Prices were 5.4% higher in September than the previous year, according to the latest official inflation figures.
september inflation

Prices were 5.4% higher in September than the previous year, according to the latest official inflation figures.

While the result is lower than in recent months, it’s higher than the Reserve Bank of Australia expected, adding to speculation it may raise interest rates again next month.

What’s inflation

Inflation measures price growth. It summarises prices in around 90 categories (e.g. fruit, rent, furniture). When inflation is high and unpredictable, your money buys less.

Like many countries, Australia has been battling high inflation. The RBA wants inflation to fall back to 2-3%.

Note: ‘Falling’ inflation doesn’t mean falling prices, it means prices are rising at a slower rate than before.

Today’s numbers

Today’s update provided inflation figures for the September quarter (July-September). Over those three months, prices rose 1.2%, a higher increase than the previous quarter.

The areas of fastest growth were transport costs (up 3.2% in three months) and housing costs (up 2.2%).

Rents (a component of housing costs) also rose 2.2% for the quarter, and 7.6% in the past year — the biggest annual rise since 2009.

Rate rise?

Earlier this week, new RBA Governor Michele Bullock warned the Bank would “not hesitate” to raise interest rates further if inflation did not reduce at the RBA’s desired pace.

Higher interest rates discourage borrowing and spending. The RBA has raised rates on 12 occasions since May 2022, but has left them unchanged for the last four months.
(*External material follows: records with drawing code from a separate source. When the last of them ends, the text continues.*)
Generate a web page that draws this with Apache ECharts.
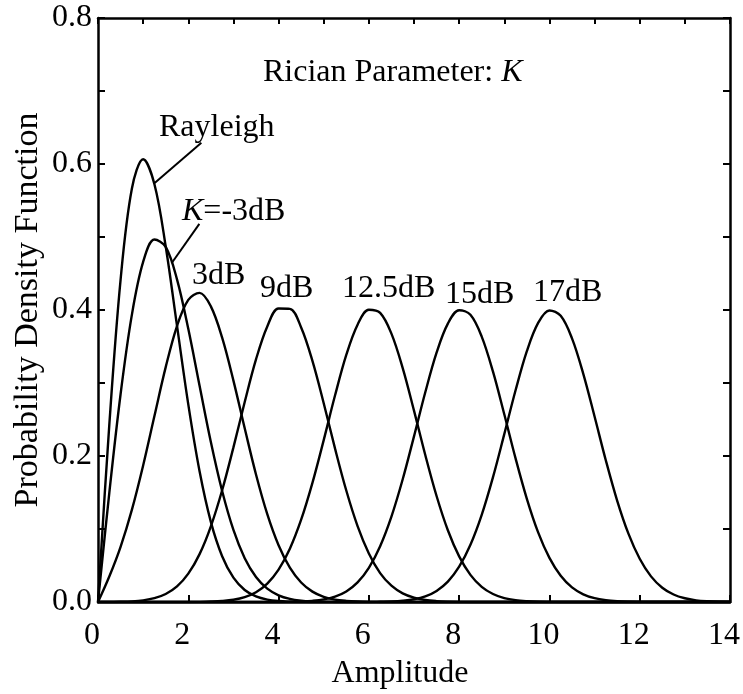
<!DOCTYPE html>
<html>
<head>
<meta charset="utf-8">
<script src="https://cdn.jsdelivr.net/npm/echarts@6/dist/echarts.min.js"></script>
<style>
html,body{margin:0;padding:0;background:#fff;}
#chart{width:743px;height:694px;}
</style>
</head>
<body>
<div id="chart"></div>
<script>
// ---- data ----
const amplitude = [0,0.25,0.5,0.75,1,1.25,1.5,1.75,2,2.25,2.5,2.75,3,3.25,3.5,3.75,4,4.25,4.5,4.75,5,5.25,5.5,5.75,6,6.25,6.5,6.75,7,7.25,7.5,7.75,8,8.25,8.5,8.75,9,9.25,9.5,9.75,10,10.25,10.5,10.75,11,11.25,11.5,11.75,12,12.25,12.5,12.75,13,13.25,13.5,13.75,14];

const rayleigh = [0,0.2423,0.4412,0.5661,0.6065,0.5723,0.4870,0.3785,0.2707,0.1791,
  0.1098,0.0627,0.0333,0.0165,0.0077,0.0033,0.0013,0.0005,0.0002,0.0001,
  0,0,0,0,0,0,0,0,0,0,
  0,0,0,0,0,0,0,0,0,0,
  0,0,0,0,0,0,0,0,0,0,
  0,0,0,0,0,0,0];

const kMinus3dB = [0,0.1493,0.2846,0.3933,0.4658,0.4965,0.4864,0.4420,0.3742,0.2962,
  0.2192,0.1520,0.0987,0.0600,0.0343,0.0183,0.0092,0.0043,0.0019,0.0008,
  0.0003,0.0001,0,0,0,0,0,0,0,0,
  0,0,0,0,0,0,0,0,0,0,
  0,0,0,0,0,0,0,0,0,0,
  0,0,0,0,0,0,0];

const k3dB = [0,0.0349,0.0756,0.1262,0.1871,0.2548,0.3217,0.3780,0.4139,0.4235,
  0.4050,0.3621,0.3033,0.2379,0.1747,0.1203,0.0777,0.0470,0.0267,0.0142,
  0.0071,0.0033,0.0015,0.0006,0.0002,0.0001,0,0,0,0,
  0,0,0,0,0,0,0,0,0,0,
  0,0,0,0,0,0,0,0,0,0,
  0,0,0,0,0,0,0];

const k9dB = [0,0,0.0003,0.0009,0.0023,0.0052,0.0109,0.0213,0.0388,0.0656,
  0.1037,0.1531,0.2118,0.2740,0.3323,0.3775,0.4020,0.4016,0.3761,0.3303,
  0.2723,0.2104,0.1527,0.1040,0.0665,0.0396,0.0223,0.0118,0.0059,0.0027,
  0.0012,0.0005,0.0002,0.0001,0,0,0,0,0,0,
  0,0,0,0,0,0,0,0,0,0,
  0,0,0,0,0,0,0];

const k12_5dB = [0,0,0,0,0,0,0,0,0,0.0002,
  0.0006,0.0014,0.0031,0.0067,0.0134,0.0252,0.0443,0.0730,0.1127,0.1632,
  0.2218,0.2828,0.3384,0.3799,0.4003,0.3960,0.3676,0.3204,0.2622,0.2013,
  0.1452,0.0983,0.0625,0.0372,0.0208,0.0110,0.0054,0.0025,0.0011,0.0004,
  0.0002,0.0001,0,0,0,0,0,0,0,0,
  0,0,0,0,0,0,0];

const k15dB = [0,0,0,0,0,0,0,0,0,0,
  0,0,0,0,0,0,0,0.0003,0.0007,0.0016,
  0.0035,0.0074,0.0145,0.0269,0.0468,0.0765,0.1170,0.1681,0.2269,0.2873,
  0.3416,0.3814,0.3997,0.3934,0.3636,0.3155,0.2571,0.1967,0.1414,0.0954,
  0.0604,0.0359,0.0200,0.0105,0.0052,0.0024,0.0010,0.0004,0.0002,0.0001,
  0,0,0,0,0,0,0];

const k17dB = [0,0,0,0,0,0,0,0,0,0,
  0,0,0,0,0,0,0,0,0,0,
  0,0,0,0,0,0.0003,0.0007,0.0017,0.0037,0.0077,
  0.0152,0.0279,0.0483,0.0784,0.1194,0.1710,0.2299,0.2900,0.3436,0.3823,
  0.3994,0.3920,0.3612,0.3126,0.2541,0.1939,0.1390,0.0936,0.0592,0.0351,
  0.0196,0.0103,0.0051,0.0023,0.0010,0.0004,0.0002];

const curveNames = ['Rayleigh','K=-3dB','3dB','9dB','12.5dB','15dB','17dB'];
const curveValues = [rayleigh,kMinus3dB,k3dB,k9dB,k12_5dB,k15dB,k17dB];

const xTickLabels = ['0','2','4','6','8','10','12','14'];
const yTickLabels = ['0.0','0.2','0.4','0.6','0.8'];

// leader lines (data coordinates): [from, to]
const rayleighLeader = [[2.29,0.629],[1.255,0.574]];
const kMinus3Leader = [[2.245,0.518],[1.63,0.464]];

// ---- chart ----
const FONT = '"Liberation Serif","Times New Roman",Times,serif';
const chart = echarts.init(document.getElementById('chart'), null, {renderer:'canvas'});

const leaders = [rayleighLeader, kMinus3Leader];
const series = curveValues.map((vals, i) => {
  const s = {
    type: 'line',
    name: curveNames[i],
    data: amplitude.map((x, j) => [x, vals[j]]),
    symbol: 'none',
    showSymbol: false,
    smooth: 0.35,
    lineStyle: {color: '#000', width: 2.4},
    itemStyle: {color: '#000'},
    z: 3
  };
  if (i < 2) {
    const L = leaders[i];
    s.markLine = {
      silent: true,
      symbol: ['none','none'],
      label: {show: false},
      lineStyle: {color: '#000', width: 2, type: 'solid'},
      data: [[{coord: L[0]}, {coord: L[1]}]]
    };
  }
  return s;
});

const axisLineStyle = {show: true, onZero: false, lineStyle: {color: '#000', width: 2.5}};
const tickStyle = {show: true, inside: true, length: 7, lineStyle: {color: '#000', width: 2}};

function txt(text, x, y, size, extra) {
  return Object.assign({
    type: 'text',
    x: x, y: y,
    silent: true,
    style: {
      text: text,
      fill: '#000',
      fontSize: size,
      fontFamily: FONT,
      align: 'left',
      verticalAlign: 'middle',
      rich: {i: {fontStyle: 'italic', fontSize: size, fontFamily: FONT, fill: '#000'}}
    }
  }, extra || {});
}

const option = {
  animation: false,
  backgroundColor: '#fff',
  grid: {left: 98, right: 9, top: 18, bottom: 92, containLabel: false},
  xAxis: [
    {
      type: 'value', position: 'bottom', min: 0, max: 14, interval: 2,
      axisLine: axisLineStyle, axisTick: tickStyle,
      axisLabel: {
        margin: 18, color: '#000', fontFamily: FONT, fontSize: 32,
        padding: [0, 12, 0, 0],
        formatter: v => xTickLabels[Math.round(v / 2)]
      },
      splitLine: {show: false}
    },
    {
      type: 'value', position: 'top', min: 0, max: 14, interval: 1,
      axisLine: axisLineStyle, axisTick: Object.assign({}, tickStyle, {length: 6}),
      axisLabel: {show: false}, splitLine: {show: false}
    }
  ],
  yAxis: [
    {
      type: 'value', position: 'left', min: 0, max: 0.8, interval: 0.1,
      axisLine: axisLineStyle, axisTick: tickStyle,
      axisLabel: {
        margin: 6, color: '#000', fontFamily: FONT, fontSize: 32,
        padding: [8, 0, 0, 0],
        formatter: v => { const k = Math.round(v * 10); return k % 2 === 0 ? yTickLabels[k / 2] : ''; }
      },
      splitLine: {show: false}
    },
    {
      type: 'value', position: 'right', min: 0, max: 0.8, interval: 0.1,
      axisLine: axisLineStyle, axisTick: tickStyle,
      axisLabel: {show: false}, splitLine: {show: false}
    }
  ],
  series: series,
  graphic: [
    txt('Rician Parameter: {i|K}', 263, 73, 32),
    txt('Rayleigh', 159, 128, 32),
    txt('{i|K}=-3dB', 182, 212, 32),
    txt('3dB', 192, 276, 32),
    txt('9dB', 260, 289, 32),
    txt('12.5dB', 342, 289, 32),
    txt('15dB', 445, 295, 32),
    txt('17dB', 533, 293, 32),
    {
      type: 'text', x: 400, y: 674, silent: true,
      style: {text: 'Amplitude', fill: '#000', fontSize: 32, fontFamily: FONT, align: 'center', verticalAlign: 'middle'}
    },
    {
      type: 'text', x: 28, y: 310, rotation: Math.PI / 2, silent: true,
      style: {text: 'Probability Density Function', fill: '#000', fontSize: 34, fontFamily: FONT, align: 'center', verticalAlign: 'middle'}
    }
  ]
};
chart.setOption(option);
</script>
</body>
</html>
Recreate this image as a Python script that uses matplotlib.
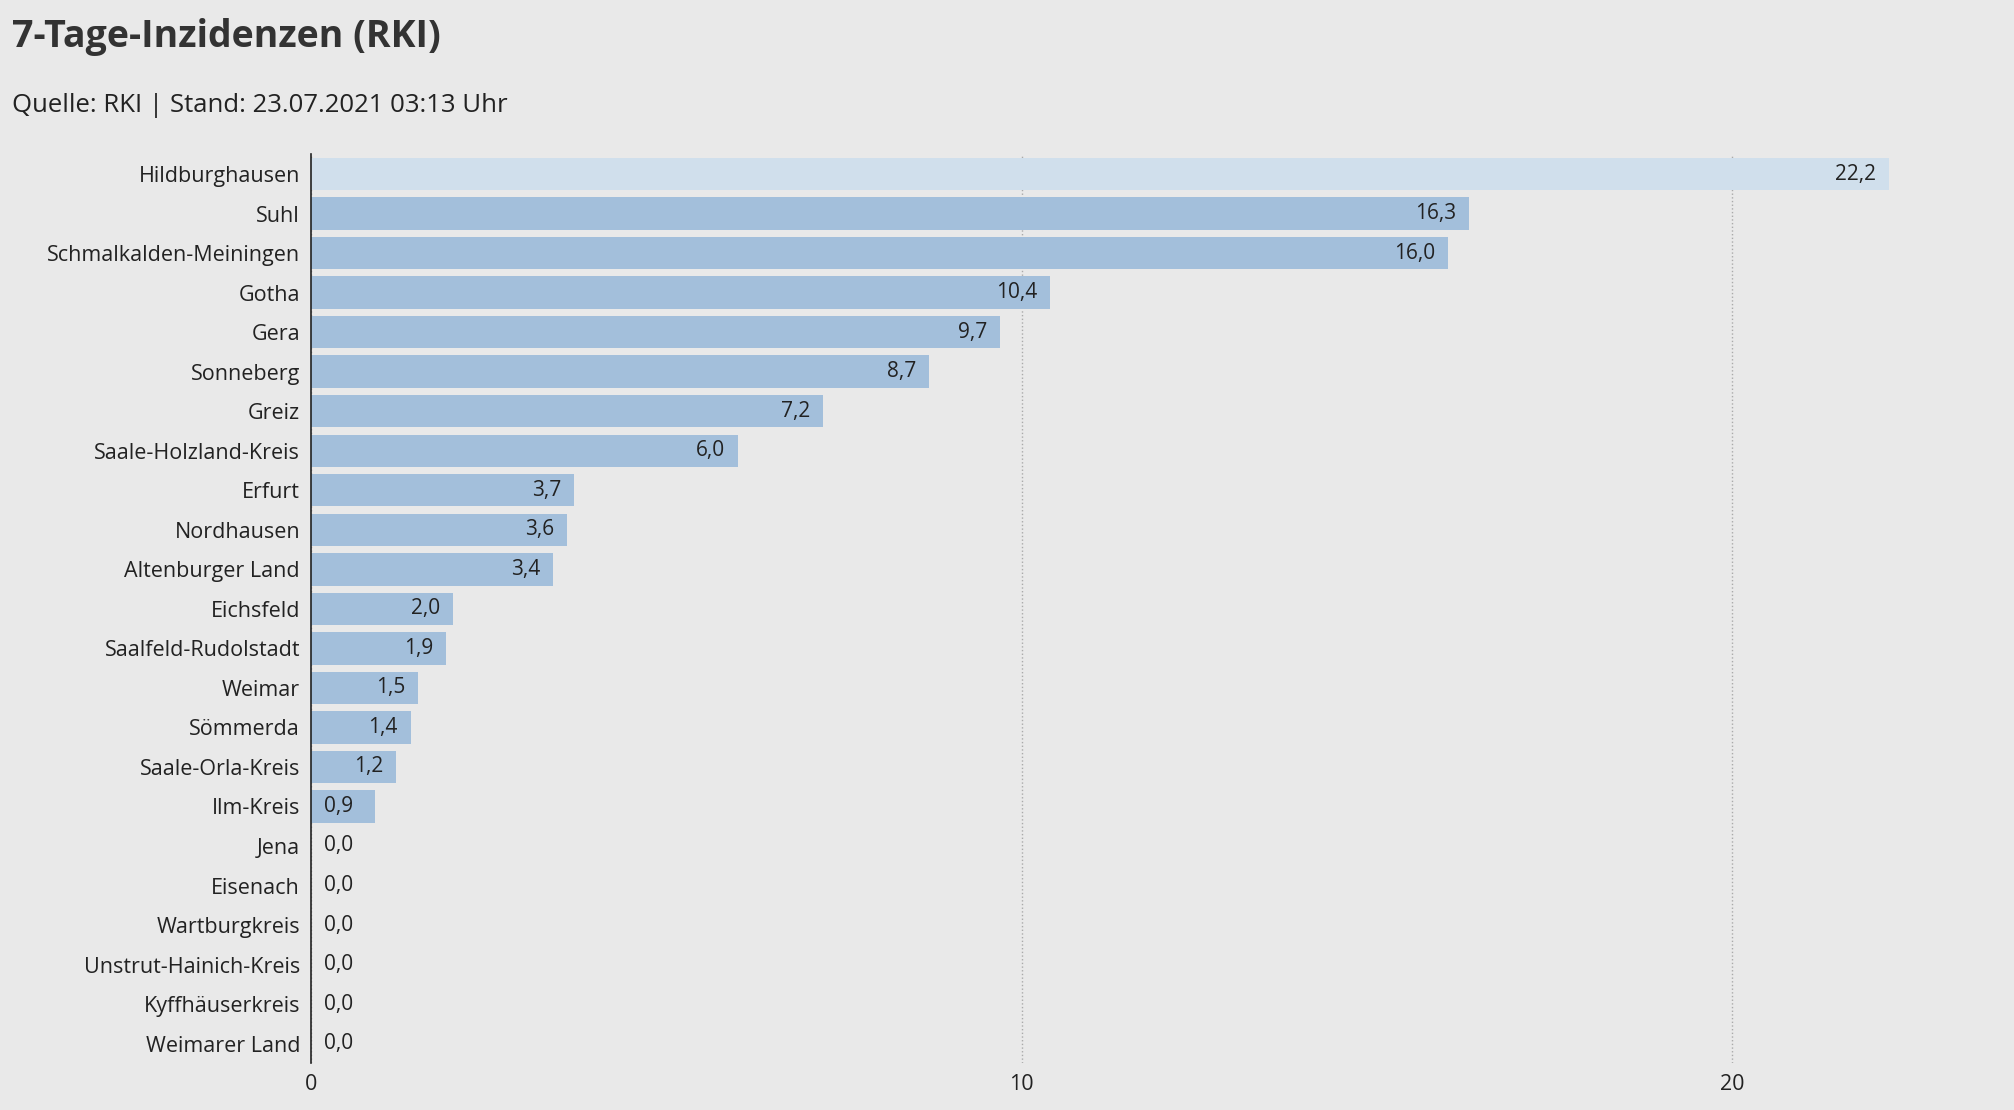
import numpy as np
import matplotlib.pyplot as plt
import pandas as pd

plt.rcParams['font.family'] = ['Open Sans', 'DejaVu Sans']

df = pd.DataFrame({'Kreis': ['Hildburghausen', 'Suhl', 'Schmalkalden-Meiningen', 'Gotha', 'Gera',
                             'Sonneberg', 'Greiz', 'Saale-Holzland-Kreis', 'Erfurt', 'Nordhausen',
                             'Altenburger Land', 'Eichsfeld', 'Saalfeld-Rudolstadt', 'Weimar',
                             'Sömmerda', 'Saale-Orla-Kreis', 'Ilm-Kreis', 'Jena', 'Eisenach',
                             'Wartburgkreis', 'Unstrut-Hainich-Kreis', 'Kyffhäuserkreis', 'Weimarer Land'],
                   'Inzidenz': [22.2, 16.3, 16.0, 10.4, 9.7, 8.7, 7.2, 6.0, 3.7, 3.6, 3.4, 2.0, 1.9,
                                1.5, 1.4, 1.2, 0.9, 0.0, 0.0, 0.0, 0.0, 0.0, 0.0]})

bg = '#e9e9e9'
fig = plt.figure(figsize=(20.14, 11.10), dpi=100, facecolor=bg)
ax = fig.add_axes([0.1545, 0.042, 0.845, 0.819], facecolor=bg)

y = np.arange(len(df))
colors = ['#d0dfec'] + ['#a3bfdb'] * (len(df) - 1)
ax.barh(y, df['Inzidenz'], height=0.82, color=colors, zorder=2)
for yi, v in zip(y, df['Inzidenz']):
    txt = f'{v:.1f}'.replace('.', ',')
    if v > 1:
        ax.text(v - 0.18, yi, txt, ha='right', va='center', fontsize=15, color='#222222', zorder=3)
    else:
        ax.text(0.18, yi, txt, ha='left', va='center', fontsize=15, color='#222222', zorder=3)

ax.set_yticks(y)
ax.set_yticklabels(df['Kreis'], fontsize=15.5, color='#222222')
ax.set_ylim(len(df) - 0.5, -0.5)
ax.set_xlim(0, 23.95)
ax.set_xticks([0, 10, 20])
ax.set_xticklabels(['0', '10', '20'], fontsize=15.5, color='#222222')
ax.tick_params(length=0, pad=8)
ax.xaxis.grid(True, linestyle=':', color='#aaaaaa', linewidth=1, zorder=0)
for s in ['top', 'right', 'bottom']:
    ax.spines[s].set_visible(False)
ax.spines['left'].set_color('#222222')
ax.spines['left'].set_linewidth(1.2)

fig.text(0.006, 0.967, '7-Tage-Inzidenzen (RKI)', fontsize=27, fontweight='bold', color='#333333', va='center')
fig.text(0.006, 0.905, 'Quelle: RKI | Stand: 23.07.2021 03:13 Uhr', fontsize=18.5, color='#222222', va='center')

plt.savefig('out.png', facecolor=bg)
The RBA’s next meeting is on 7 November.

Employment watch

Higher interest rates can lead to job losses. This is because lower spending due to high interest rates can reduce business revenue, making them more likely to fire staff or avoid hiring new workers.

The current unemployment rate is 3.6%, which is historically low and has remained low despite recent interest rate increases. However, there are some signs of a shift. Employment for young workers has fallen by over 30,000 since June.